TASK
Pull out every line in the data that has the string "chart" in it.

SOURCE MATERIAL
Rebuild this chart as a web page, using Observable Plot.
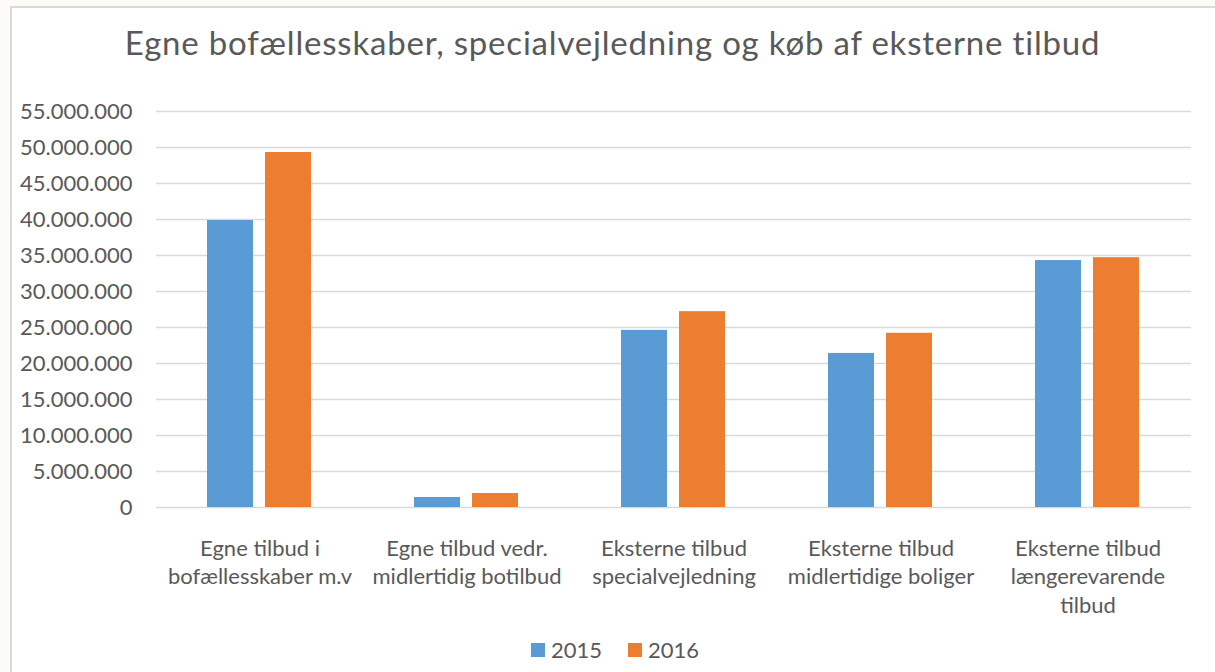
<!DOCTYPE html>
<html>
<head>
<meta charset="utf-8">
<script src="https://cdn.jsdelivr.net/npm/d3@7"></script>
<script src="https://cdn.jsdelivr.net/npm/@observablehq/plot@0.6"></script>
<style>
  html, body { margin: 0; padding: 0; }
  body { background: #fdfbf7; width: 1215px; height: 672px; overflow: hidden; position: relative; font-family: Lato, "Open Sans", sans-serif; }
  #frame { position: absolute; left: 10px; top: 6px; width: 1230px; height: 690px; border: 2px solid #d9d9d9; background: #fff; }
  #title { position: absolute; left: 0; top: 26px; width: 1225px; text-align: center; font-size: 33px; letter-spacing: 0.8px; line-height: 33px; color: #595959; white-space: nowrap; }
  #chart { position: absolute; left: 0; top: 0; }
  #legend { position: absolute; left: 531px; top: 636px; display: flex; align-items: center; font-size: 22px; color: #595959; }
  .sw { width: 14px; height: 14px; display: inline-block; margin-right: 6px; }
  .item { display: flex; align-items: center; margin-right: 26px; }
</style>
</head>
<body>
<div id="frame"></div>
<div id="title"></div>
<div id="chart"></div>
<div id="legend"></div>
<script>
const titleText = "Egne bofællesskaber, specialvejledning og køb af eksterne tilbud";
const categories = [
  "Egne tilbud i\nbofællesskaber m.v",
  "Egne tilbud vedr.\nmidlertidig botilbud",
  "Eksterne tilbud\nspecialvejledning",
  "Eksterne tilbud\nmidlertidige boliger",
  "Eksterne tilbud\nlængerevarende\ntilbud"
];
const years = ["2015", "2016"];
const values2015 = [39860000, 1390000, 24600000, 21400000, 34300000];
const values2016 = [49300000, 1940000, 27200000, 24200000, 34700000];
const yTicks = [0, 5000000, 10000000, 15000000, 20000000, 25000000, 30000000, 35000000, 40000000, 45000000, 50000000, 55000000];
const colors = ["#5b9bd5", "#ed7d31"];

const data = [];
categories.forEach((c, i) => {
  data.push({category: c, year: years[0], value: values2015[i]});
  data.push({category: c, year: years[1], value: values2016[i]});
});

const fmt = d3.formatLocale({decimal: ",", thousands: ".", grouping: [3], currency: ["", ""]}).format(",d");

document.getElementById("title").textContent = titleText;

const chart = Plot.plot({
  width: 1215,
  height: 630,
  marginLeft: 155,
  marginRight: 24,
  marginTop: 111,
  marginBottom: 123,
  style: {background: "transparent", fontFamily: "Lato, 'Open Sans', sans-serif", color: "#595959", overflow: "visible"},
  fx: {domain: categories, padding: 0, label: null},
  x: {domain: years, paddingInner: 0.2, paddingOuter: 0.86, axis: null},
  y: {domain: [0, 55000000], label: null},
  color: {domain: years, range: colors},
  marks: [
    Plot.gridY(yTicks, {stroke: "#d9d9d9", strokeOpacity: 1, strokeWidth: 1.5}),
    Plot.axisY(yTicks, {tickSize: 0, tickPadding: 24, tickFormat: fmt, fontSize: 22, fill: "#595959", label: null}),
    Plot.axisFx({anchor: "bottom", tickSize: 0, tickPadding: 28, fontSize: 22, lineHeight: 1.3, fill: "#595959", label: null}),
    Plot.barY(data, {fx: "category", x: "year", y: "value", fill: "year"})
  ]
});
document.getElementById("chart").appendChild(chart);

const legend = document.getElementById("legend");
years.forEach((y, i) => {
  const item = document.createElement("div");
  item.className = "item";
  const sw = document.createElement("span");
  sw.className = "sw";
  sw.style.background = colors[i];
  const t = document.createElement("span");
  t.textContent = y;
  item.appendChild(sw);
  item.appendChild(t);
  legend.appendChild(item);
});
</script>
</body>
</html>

FULL OUTPUT
Rebuild this chart as a web page, using Observable Plot.
  #chart { position: absolute; left: 0; top: 0; }
<div id="chart"></div>
const chart = Plot.plot({
document.getElementById("chart").appendChild(chart);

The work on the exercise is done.